SpaceX goes old-school to fuel new rockets
In a move fitting of a steam punk feature film plot line, the most advanced heavy lift rocket on Earth will one day be fueled by a gas station on Mars powered with 1890’s tech.
The SpaceX Starship is revolutionary in about every way; from its stainless steel body to its ability to land vertically, there is simply no craft quite like it. The one feature though that sets it apart from any other spacecraft – and makes it perfectly suited for Mars are the “Raptor” engines that power it. These revolutionary engines are not only some of the most powerful rocket engines ever created but they are also one of the only built to run on a Methane-Oxygen fuel blend. SpaceX specifically designed the “Raptor” version of its engines to use Methane and Oxygen because both chemicals can be created on Mars using nothing more than the CO2 in the atmosphere and a small supply of hydrogen.
Producing methane out of CO2 is not new science but actually tried and true 1890’s tech. The science was pioneered by the French chemists Paul Sabatier and Jean-Baptiste Senderens in 1897 and is surprisingly simple. CO2 is mixed with Hydrogen in a chemical reactor and under the right conditions it produces Methane and water. The process is well known and has been used for over 100 years to produce Methane commercially. The concept of using Sabatier methanation to create rocket fuel is also not a new one. In 1986, NASA proposed this solution alongside a new (and at that point undeveloped) engine that could burn Methane and Oxygen. Then in the early 1990’s, scientists at Martin Marietta built a fully functional prototype sabatier CO2 reactor for NASA that produced methane at 94% efficiency proving this old science is ready to fuel new rockets.
The remaining chemicals, hydrogen and oxygen, can both be produced on Mars through electrolysis.

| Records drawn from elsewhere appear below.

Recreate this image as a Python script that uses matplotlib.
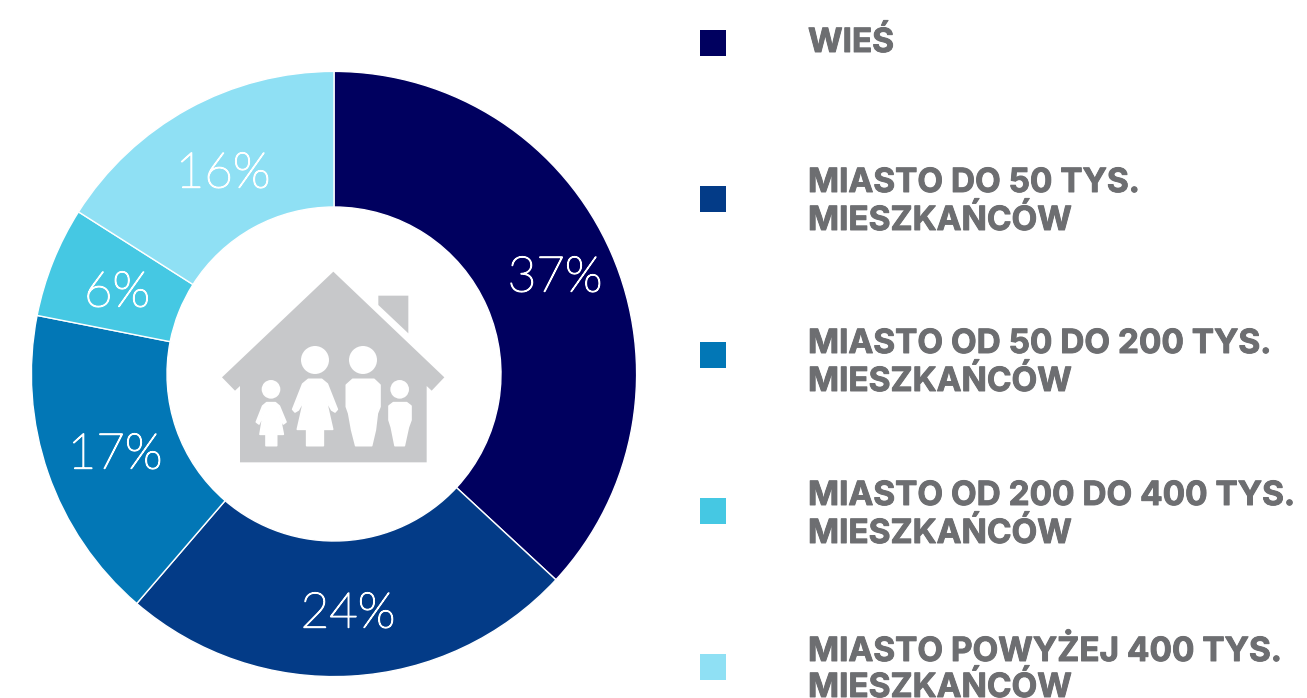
import matplotlib
matplotlib.use("Agg")
import matplotlib.pyplot as plt
import matplotlib.patheffects as pe
from matplotlib.patches import Polygon, Circle, Rectangle

# dane
kategorie = [
    "WIEŚ",
    "MIASTO DO 50 TYS.\nMIESZKAŃCÓW",
    "MIASTO OD 50 DO 200 TYS.\nMIESZKAŃCÓW",
    "MIASTO OD 200 DO 400 TYS.\nMIESZKAŃCÓW",
    "MIASTO POWYŻEJ 400 TYS.\nMIESZKAŃCÓW",
]
wartosci = [36.9, 24.4, 16.8, 5.9, 16.0]
kolory = ["#00005f", "#033b87", "#0277b6", "#45c8e3", "#8fe0f4"]

W, H = 1307, 698

fig = plt.figure(figsize=(W / 100, H / 100), dpi=100)
ax = fig.add_axes([0, 0, 1, 1])


def py(y):
    return H - y


# wykres kolowy
ax.pie(
    wartosci,
    colors=kolory,
    startangle=90,
    counterclock=False,
    center=(334, py(374)),
    radius=302.6,
    frame=True,
    wedgeprops=dict(width=135.6, edgecolor="white", linewidth=1.0),
)
ax.set_xlim(0, W)
ax.set_ylim(0, H)
ax.set_aspect("equal")
ax.axis("off")

# etykiety procentowe
pozycje = [(555, 278), (348, 614), (115, 455), (117, 293), (223, 174)]
for v, (x, y) in zip(wartosci, pozycje):
    ax.text(x, py(y), f"{v:.0f}%", color="white", fontsize=35.5, family="Lato",
            weight="light", ha="center", va="center",
            path_effects=[pe.withStroke(linewidth=1.0, foreground="white")])

# legenda
bazy = [[52], [192, 230], [353, 391], [505, 543], [661, 697]]
for i, (k, c) in enumerate(zip(kategorie, kolory)):
    y0 = 30 + 156 * i
    ax.add_patch(Rectangle((700, py(y0 + 26)), 26, 26, color=c, lw=0))
    for t, b in zip(k.split("\n"), bazy[i]):
        ax.text(808, py(b), t, color="#6d6e71", fontsize=24, family="Inter",
                weight="bold", ha="left", va="baseline",
                path_effects=[pe.withStroke(linewidth=0.7, foreground="#6d6e71")])


# ikona domu (wspolrzedne w pikselach obrazka)
def pts(lista, ox=200, oy=250, s=3):
    return [(ox + x / s, py(oy + y / s)) for x, y in lista]


szary = "#c7c8ca"
dom = [(400, 65), (733, 382), (695, 422), (680, 408), (680, 637), (120, 637),
       (120, 408), (105, 422), (66, 382)]
komin = [(535, 137), (625, 137), (625, 250), (535, 165)]
ax.add_patch(Polygon(pts(dom), closed=True, color=szary, lw=0))
ax.add_patch(Polygon(pts(komin), closed=True, color=szary, lw=0))

glowy = [(345, 330, 42), (489, 330, 42), (213, 418, 28), (599, 418, 28)]
for x, y, r in glowy:
    (cx, cy), = pts([(x, y)])
    ax.add_patch(Circle((cx, cy), r / 3, color="white", lw=0))

mama = [(325, 388), (365, 388), (382, 402), (412, 478), (405, 486), (395, 480),
        (378, 450), (398, 538), (370, 538), (370, 587), (320, 587), (320, 538),
        (292, 538), (312, 450), (295, 480), (285, 486), (278, 478), (308, 402)]
tata = [(458, 388), (522, 388), (540, 405), (540, 470), (532, 490), (526, 540),
        (515, 587), (467, 587), (455, 540), (446, 490), (439, 470), (439, 405)]
corka = [(200, 458), (226, 458), (238, 468), (258, 516), (250, 522), (238, 492),
         (250, 553), (230, 553), (230, 587), (198, 587), (198, 553), (180, 553),
         (190, 492), (177, 522), (169, 516), (188, 468)]
syn = [(580, 458), (620, 458), (633, 468), (633, 510), (625, 532), (613, 587),
       (585, 587), (574, 532), (567, 510), (567, 468)]
for f in [mama, tata, corka, syn]:
    ax.add_patch(Polygon(pts(f), closed=True, facecolor="white", edgecolor="white",
                         lw=1.2, joinstyle="round"))

fig.savefig("out.png", dpi=100)
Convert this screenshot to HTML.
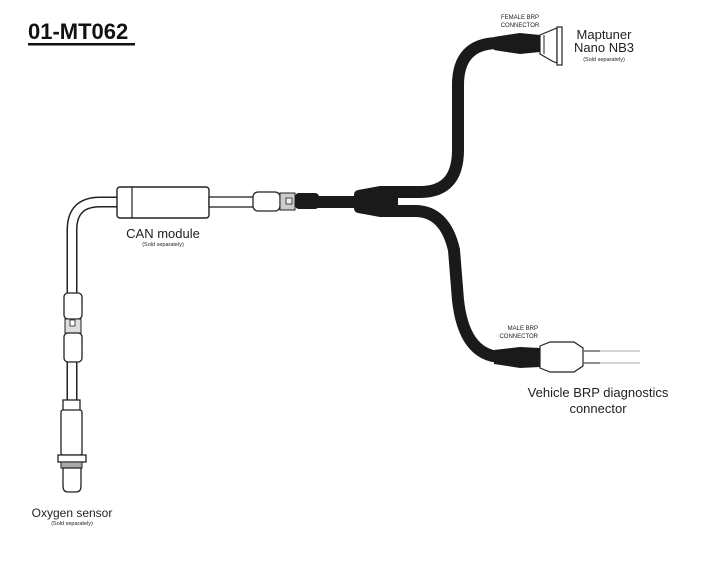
<!DOCTYPE html>
<html><head><meta charset="utf-8"><style>
html,body{margin:0;padding:0;background:#fff;}
svg{display:block;font-family:"Liberation Sans",Arial,sans-serif;}
</style></head><body>
<svg width="719" height="565" viewBox="0 0 719 565" xmlns="http://www.w3.org/2000/svg">
<rect width="719" height="565" fill="#fff"/>
<!-- title -->
<text x="28" y="39" font-size="22" font-weight="bold" fill="#111">01-MT062</text>
<rect x="28" y="43" width="107" height="2.5" fill="#111"/>

<!-- white cable left -->
<path d="M118 202 L100 202 Q72 202 72 230 L72 294" fill="none" stroke="#222" stroke-width="11"/>
<path d="M118 202 L100 202 Q72 202 72 230 L72 294" fill="none" stroke="#fff" stroke-width="8"/>
<path d="M72 360 L72 402" fill="none" stroke="#222" stroke-width="11"/>
<path d="M72 360 L72 402" fill="none" stroke="#fff" stroke-width="8"/>
<!-- connector on left vertical -->
<rect x="64" y="293" width="18" height="26" rx="4" fill="#fff" stroke="#222" stroke-width="1.3"/>
<rect x="65" y="319" width="16" height="14" fill="#ddd" stroke="#222" stroke-width="1"/>
<rect x="70" y="320" width="5" height="6" fill="#fff" stroke="#222" stroke-width="0.8"/>
<rect x="64" y="333" width="18" height="29" rx="4" fill="#fff" stroke="#222" stroke-width="1.3"/>
<!-- oxygen sensor -->
<rect x="63" y="400" width="17" height="11" fill="#fff" stroke="#222" stroke-width="1.3"/>
<rect x="61" y="410" width="21" height="45" rx="2" fill="#fff" stroke="#222" stroke-width="1.3"/>
<rect x="58" y="455" width="28" height="7" fill="#fff" stroke="#222" stroke-width="1.3"/>
<rect x="61" y="462" width="21" height="6" fill="#aaa" stroke="#222" stroke-width="1"/>
<path d="M63 468 L63 486 Q63 492 68 492 L76 492 Q81 492 81 486 L81 468 Z" fill="#fff" stroke="#222" stroke-width="1.3"/>

<!-- CAN module -->
<rect x="117" y="187" width="92" height="31" rx="3" fill="#fff" stroke="#222" stroke-width="1.4"/>
<line x1="132" y1="187" x2="132" y2="218" stroke="#222" stroke-width="1.2"/>
<!-- white cable right -->
<rect x="209" y="197" width="45" height="10" fill="#fff" stroke="#222" stroke-width="1.3"/>
<rect x="253" y="192" width="27" height="19" rx="5" fill="#fff" stroke="#222" stroke-width="1.3"/>
<rect x="280" y="193" width="15" height="17" fill="#ccc" stroke="#222" stroke-width="1"/>
<rect x="286" y="198" width="6" height="6" fill="#eee" stroke="#222" stroke-width="0.8"/>
<rect x="295" y="193" width="24" height="16" rx="4" fill="#1a1a1a"/>
<rect x="316" y="196" width="40" height="12" fill="#1a1a1a"/>
<!-- splitter -->
<path d="M358 190 L380 186 L396 186 L398 188 L398 215 L396 217 L380 217 L358 213 Q354 212 354 208 L354 195 Q354 191 358 190 Z" fill="#1a1a1a"/>
<!-- upper branch -->
<path d="M396 192 L420 192 Q458 192 458 150 L458 85 Q458 44 497 43" fill="none" stroke="#1a1a1a" stroke-width="12"/>
<!-- lower branch -->
<path d="M396 211 L415 211 Q445 211 454 250 L458 300 Q464 355 500 357" fill="none" stroke="#1a1a1a" stroke-width="12"/>
<!-- female connector -->
<path d="M494 37 L500 36 L520 33 L540 35 L540 52 L520 54 L500 51 L494 50 Z" fill="#1a1a1a"/>
<path d="M540 35 L552 30 L557 28 L557 63 L552 61 L540 54 Z" fill="#fff" stroke="#222" stroke-width="1.2"/>
<line x1="544" y1="35" x2="544" y2="54" stroke="#222" stroke-width="1"/>
<rect x="557" y="27" width="5" height="38" fill="#fff" stroke="#222" stroke-width="1.2"/>
<!-- male connector -->
<path d="M494 350 L520 347 L540 348 L540 367 L520 368 L494 364 Z" fill="#1a1a1a"/>
<path d="M540 346 L550 342 L574 342 L583 348 L583 366 L574 372 L550 372 L540 368 Z" fill="#fff" stroke="#222" stroke-width="1.2"/>
<line x1="583" y1="351" x2="640" y2="351" stroke="#bbb" stroke-width="1.2"/>
<line x1="583" y1="363" x2="640" y2="363" stroke="#bbb" stroke-width="1.2"/>
<line x1="583" y1="351" x2="600" y2="351" stroke="#555" stroke-width="1.2"/>
<line x1="583" y1="363" x2="600" y2="363" stroke="#555" stroke-width="1.2"/>

<!-- labels -->
<g fill="#222">
<text x="520" y="19" font-size="6" text-anchor="middle">FEMALE BRP</text>
<text x="520" y="27" font-size="6" text-anchor="middle">CONNECTOR</text>
<text x="604" y="39" font-size="13" text-anchor="middle">Maptuner</text>
<text x="604" y="52" font-size="13" text-anchor="middle">Nano NB3</text>
<text x="604" y="61" font-size="5.5" text-anchor="middle">(Sold separately)</text>
<text x="163" y="238" font-size="13" text-anchor="middle">CAN module</text>
<text x="163" y="246" font-size="5.5" text-anchor="middle">(Sold separately)</text>
<text x="538" y="330" font-size="6" text-anchor="end">MALE BRP</text>
<text x="538" y="338" font-size="6" text-anchor="end">CONNECTOR</text>
<text x="598" y="397" font-size="13" text-anchor="middle">Vehicle BRP diagnostics</text>
<text x="598" y="413" font-size="13" text-anchor="middle">connector</text>
<text x="72" y="517" font-size="12" text-anchor="middle">Oxygen sensor</text>
<text x="72" y="525" font-size="5.5" text-anchor="middle">(Sold separately)</text>
</g>
</svg>
</body></html>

NASA’s Perseverance Rover is currently making oxygen on Mars out of carbon dioxide (CO2) using MOXIE (Mars Oxygen In-situ Resource Utilization Experiment), which splits the carbon and oxygen apart. The NASA Curiosity Rover and orbiting Mars reconnaissance satellites have both found evidence of surface and subsurface water that could be used to produce hydrogen and oxygen.
The Raptor engine in its current form (Raptor V2) is a marvel of science. The Raptor V2 is a full-flow staged-combustion-cycle rocket engine and each one is able to produce up to 230 tons (~510,000 lbf) of thrust at sea level. The starship has six Raptor V2s and the booster has a total of 33 Raptor V2 engines. Combined, these revolutionary engines are capable of generating over 16 million pounds of thrust at launch. That much raw power translates to 100+ tons lifted into low earth orbit placing Starship in the same lift category as the famed Saturn V rocket and Space Shuttle.

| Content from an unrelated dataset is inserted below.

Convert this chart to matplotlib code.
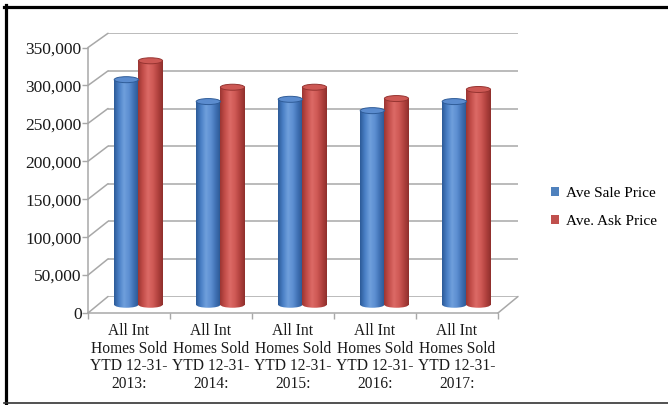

In another steam punk styled twist of fate, the sabatier reactor may actually give the beloved internal combustion engine a new purpose – on Mars. Using adapters available at most hardware stores, a gasoline engine can be easily converted to burning a methane-oxygen blend that will run perfectly well in Mars’ carbon dioxide rich atmosphere. This simple solution would allow readily available small engine powered generators to run on the same fuel the Raptor engines need. Small highly efficient generators can be found at any hardware store and with a few small changes can be used to power a Mars settlement when solar is not available or when higher loads are needed.

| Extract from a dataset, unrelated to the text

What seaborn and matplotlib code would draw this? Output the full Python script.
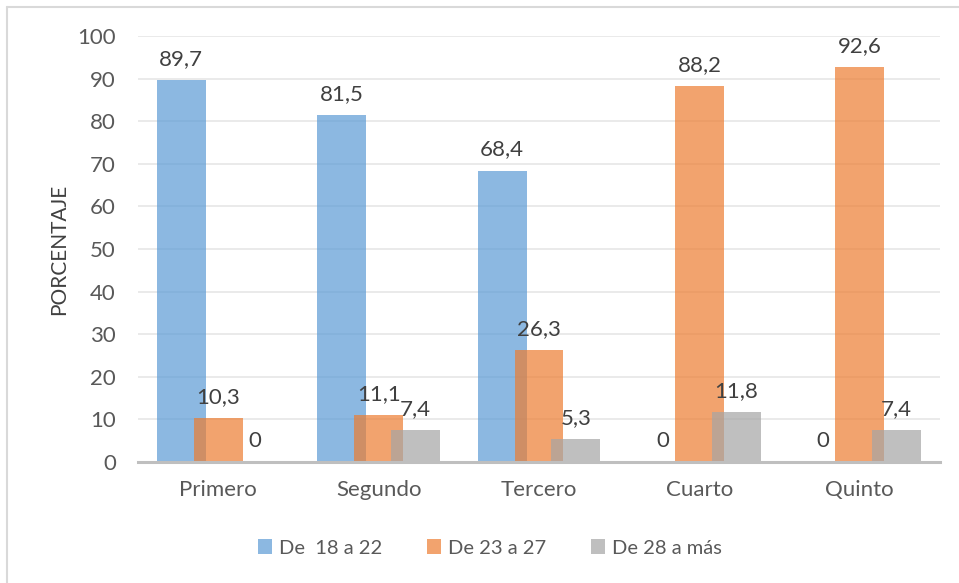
import matplotlib
matplotlib.use("Agg")
import matplotlib.pyplot as plt
import seaborn as sns
import numpy as np
import pandas as pd
from matplotlib.lines import Line2D
from matplotlib.patches import Patch

# Data
cursos = ["Primero", "Segundo", "Tercero", "Cuarto", "Quinto"]
edad_18_22 = [89.7, 81.5, 68.4, 0, 0]
edad_23_27 = [10.3, 11.1, 26.3, 88.2, 92.6]
edad_28_mas = [0, 7.4, 5.3, 11.8, 7.4]
series_nombres = ["De  18 a 22", "De 23 a 27", "De 28 a más"]
y_ticks = [0, 10, 20, 30, 40, 50, 60, 70, 80, 90, 100]

colores = ["#5B9BD5", "#ED7D31", "#A5A5A5"]
texto_gris = "#595959"
fs = 16

sns.set_theme(style="white")
plt.rcParams["font.family"] = ["Lato", "DejaVu Sans"]

fig = plt.figure(figsize=(9.59, 5.83), dpi=100)
ax = fig.add_axes([0.1439, 0.2075, 0.8363, 0.7308])

series = [edad_18_22, edad_23_27, edad_28_mas]
paso = 0.23       # spacing between the overlapping bars of a group
ancho = 0.305     # bar width in category units
base = np.arange(len(cursos))

for i, (vals, color, nombre) in enumerate(zip(series, colores, series_nombres)):
    df = pd.DataFrame({"x": base + (i - 1) * paso, "y": vals})
    sns.barplot(data=df, x="x", y="y", native_scale=True, width=ancho,
                color=color, alpha=0.7, saturation=1, linewidth=0,
                ax=ax, zorder=3, errorbar=None)
    for xv, yv in zip(df["x"], df["y"]):
        ax.annotate(f"{yv:g}".replace(".", ","), (xv, yv),
                    xytext=(0, 8), textcoords="offset points",
                    ha="center", va="bottom", fontsize=fs,
                    color="#404040", zorder=5)

ax.set_xlim(-0.5, len(cursos) - 0.5)
ax.set_ylim(0, 100)
ax.set_xticks(base)
ax.set_xticklabels(cursos)
ax.set_yticks(y_ticks)
ax.tick_params(axis="both", length=0, labelsize=fs, labelcolor=texto_gris)
ax.tick_params(axis="x", pad=13)
ax.tick_params(axis="y", pad=16)
ax.set_xlabel("")
ax.set_ylabel("PORCENTAJE", fontsize=15, color="#404040", labelpad=6)

ax.grid(axis="y", color="#E6E6E6", linewidth=1.2, zorder=0)
ax.set_axisbelow(True)
for s in ["top", "right", "left"]:
    ax.spines[s].set_visible(False)
ax.spines["bottom"].set_color("#BFBFBF")
ax.spines["bottom"].set_linewidth(2.2)
ax.spines["bottom"].set_zorder(4)

handles = [Patch(facecolor=c, alpha=0.7, edgecolor="none") for c in colores]
fig.legend(handles, series_nombres, loc="center", bbox_to_anchor=(0.511, 0.06),
           ncol=3, frameon=False, fontsize=14.5, handlelength=0.72,
           handleheight=0.72, handletextpad=0.35, columnspacing=2.2,
           labelcolor=texto_gris)

# Outer frame (left and top edges)
fig.add_artist(Line2D([0.0073, 0.0073], [0.0, 0.988], transform=fig.transFigure,
                      color="#D9D9D9", linewidth=1.5))
fig.add_artist(Line2D([0.0073, 1.0], [0.988, 0.988], transform=fig.transFigure,
                      color="#D9D9D9", linewidth=1.5))

fig.savefig("out.png", dpi=100)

The Mars Blueprint for exploring and settling red planet must include an accessible and renewable source of fuel at both ends of the journey. Using a little 1890’s tech will single handedly give future explorers the ability to power critical equipment and enable regular two-way trips between the planets with the heavy payloads that are critical to create a sustained manned presence on Mars. Turning Mars atmosphere into fuel via the Sabatier process is the key to this plan and employs the “living off the land” strategy used by the most successful explorers in Earth’s history.